I'm so greatful that I got it. That I understood just how precious she was. I often try to go back in time and am fearful that maybe I did not treasure all those "little" moments like I should..but I know I did. I loved painting her toe nails as much as she loved having them painted. I loved swishing the blow dryer over her nearly bald head. Hearing giggles come out of her from a good time being tickled, running away from someone, or for any reason or thing she found funny.
I miss this little girl of mine. I miss all the things I love(d) about her. I miss all the things I never got to experience with or through her. Mostly I miss feeling her in my arms and smelling her head. There's something very precious about a small child who cuddles into you to be rocked and comforted by their Mommy.
I love my boys, don't get me wrong, they are everything to me. I just miss my girl. No future daughter could or would ever take her place. I hope that if we have a little girl, she'llhave a piece of Jordyn in her though.

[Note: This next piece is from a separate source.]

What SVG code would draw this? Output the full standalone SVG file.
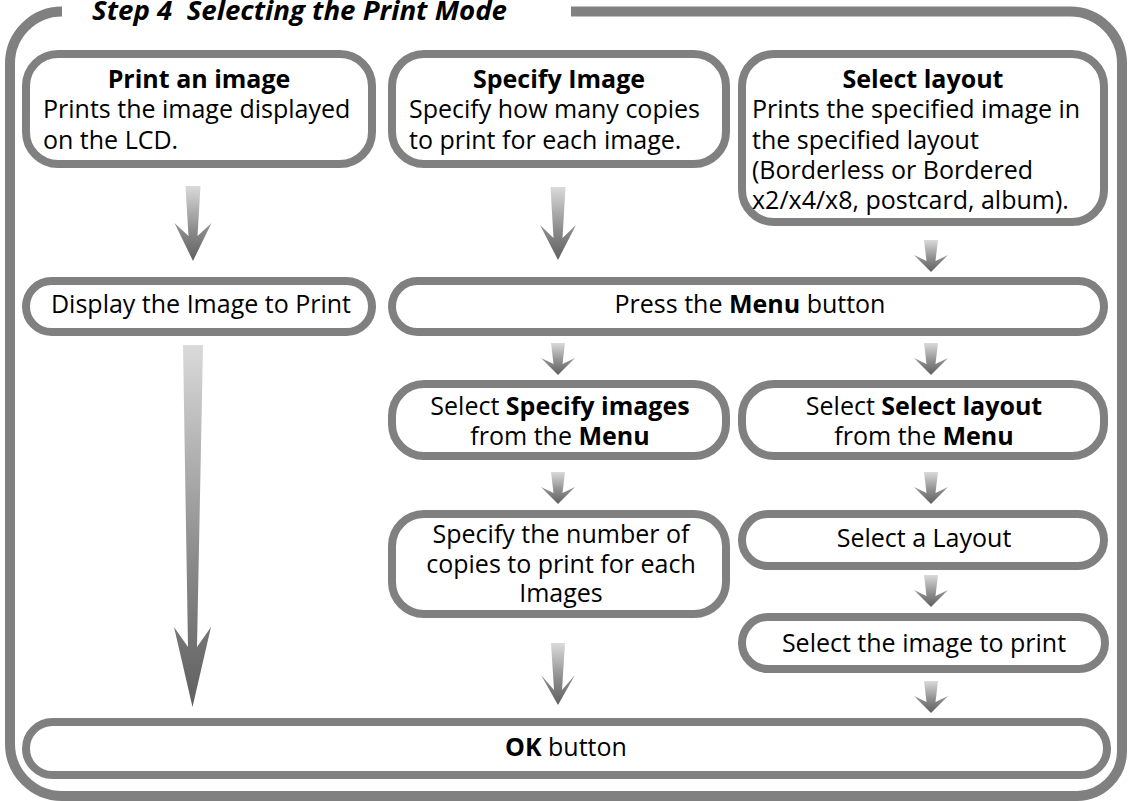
<svg xmlns="http://www.w3.org/2000/svg" width="1132" height="801" viewBox="0 0 1132 801">
<defs>
<linearGradient id="ag" x1="0" y1="0" x2="0" y2="1">
<stop offset="0" stop-color="#dadada"/>
<stop offset="0.6" stop-color="#8a8a8a"/>
<stop offset="1" stop-color="#5f5f5f"/>
</linearGradient>
<style>
.box{fill:#fff;stroke:#808080;stroke-width:8}
.frame{fill:none;stroke:#808080;stroke-width:10}
.t{font-family:"Open Sans","Noto Sans",sans-serif;font-size:25px;fill:#000}
.c{text-anchor:middle}
.b{font-weight:bold}
.arr{fill:url(#ag)}
.title{font-family:"Open Sans","Noto Sans",sans-serif;font-size:27px;font-weight:bold;font-style:italic;fill:#000}
</style>
</defs>
<rect width="1132" height="801" fill="#fff"/>
<g id="frame">
<path class="frame" d="M571 11.5 H1070 A52 52 0 0 1 1122 63.5 V751 A45 45 0 0 1 1077 796 H62 A52 52 0 0 1 10 744 V63.5 A52 52 0 0 1 62 11.5"/>
<text class="title" x="92" y="20" textLength="415" lengthAdjust="spacingAndGlyphs" xml:space="preserve">Step 4  Selecting the Print Mode</text>
</g>
<g id="connectors">
<path class="arr" d="M185.5 186 H200.5 L197.5 236 L211.5 223 L193 261 L174.5 223 L188.5 236 Z"/>
<path class="arr" d="M550.5 187 H565.5 L562.5 238 L576 225 L558 260 L540 225 L553.5 238 Z"/>
<path class="arr" d="M183 345 H203 L197 647 L211 627 L192.5 707 L174 627 L188 647 Z"/>
<path class="arr" d="M551 643 H565 L562 690 L575 675 L558 705 L541 675 L554 690 Z"/>
<path class="arr" d="M924 240 H938 L935.5 261 L948 255 L931 272 L914 255 L926.5 261 Z"/>
<path class="arr" d="M551 343 H565 L562.5 364 L575 358 L558 375 L541 358 L553.5 364 Z"/>
<path class="arr" d="M924 343 H938 L935.5 364 L948 358 L931 375 L914 358 L926.5 364 Z"/>
<path class="arr" d="M551 472 H565 L562.5 493 L575 487 L558 504 L541 487 L553.5 493 Z"/>
<path class="arr" d="M924 472 H938 L935.5 493 L948 487 L931 504 L914 487 L926.5 493 Z"/>
<path class="arr" d="M924 575 H938 L935.5 596 L948 590 L931 607 L914 590 L926.5 596 Z"/>
<path class="arr" d="M924 681 H938 L935.5 702 L948 696 L931 713 L914 696 L926.5 702 Z"/>
</g>
<g id="print-an-image">
<rect class="box" x="26" y="54" width="346" height="110" rx="32"/>
<text class="t"><tspan class="b c" x="199" y="88">Print an image</tspan><tspan x="43" y="118">Prints the image displayed</tspan><tspan x="43" y="148.5">on the LCD.</tspan></text>
</g>
<g id="specify-image">
<rect class="box" x="392" y="54" width="334" height="110" rx="32"/>
<text class="t"><tspan class="b c" x="559" y="88">Specify Image</tspan><tspan x="409" y="118">Specify how many copies</tspan><tspan x="409" y="148.5">to print for each image.</tspan></text>
</g>
<g id="select-layout">
<rect class="box" x="742" y="54" width="362" height="168" rx="32"/>
<text class="t"><tspan class="b c" x="923" y="88">Select layout</tspan><tspan x="752" y="118">Prints the specified image in</tspan><tspan x="752" y="148.5">the specified layout</tspan><tspan x="752" y="179">(Borderless or Bordered</tspan><tspan x="752" y="209">x2/x4/x8, postcard, album).</tspan></text>
</g>
<g id="display-image">
<rect class="box" x="26" y="281" width="346" height="51" rx="25.5"/>
<text class="t c" x="201" y="313">Display the Image to Print</text>
</g>
<g id="press-menu">
<rect class="box" x="392" y="281" width="712" height="51" rx="25.5"/>
<text class="t c" x="750" y="313">Press the <tspan class="b">Menu</tspan> button</text>
</g>
<g id="select-specify-images">
<rect class="box" x="392" y="384" width="334" height="72" rx="32"/>
<text class="t c"><tspan x="560" y="415">Select <tspan class="b">Specify images</tspan></tspan><tspan x="560" y="445">from the <tspan class="b">Menu</tspan></tspan></text>
</g>
<g id="select-select-layout">
<rect class="box" x="742" y="384" width="362" height="72" rx="32"/>
<text class="t c"><tspan x="924" y="415">Select <tspan class="b">Select layout</tspan></tspan><tspan x="924" y="445">from the <tspan class="b">Menu</tspan></tspan></text>
</g>
<g id="specify-number">
<rect class="box" x="392" y="514" width="334" height="100" rx="32"/>
<text class="t c"><tspan x="561" y="543">Specify the number of</tspan><tspan x="561" y="573">copies to print for each</tspan><tspan x="561" y="602">Images</tspan></text>
</g>
<g id="select-a-layout">
<rect class="box" x="742" y="514" width="362" height="52" rx="26"/>
<text class="t c" x="924" y="547">Select a Layout</text>
</g>
<g id="select-image-to-print">
<rect class="box" x="742" y="617" width="363" height="52" rx="26"/>
<text class="t c" x="924" y="652">Select the image to print</text>
</g>
<g id="ok-button">
<rect class="box" x="26" y="722" width="1081" height="53" rx="26.5"/>
<text class="t c" x="566" y="756"><tspan class="b">OK</tspan> button</text>
</g>
</svg>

She was amazingly ornery and facinatingly sweet. She was the perfect, Jordyn Ashleigh.
1 comment:
Christy, as always, your thoughts are beautiful, thought provoking. You have a gift. and i hope that one day, maybe you could put all of your thoughts into a book, even if just for your family alone. You and the family have touched many lives, mine included, and i feel blessed to be one of those who knew Jordyn in person. I love you Christy.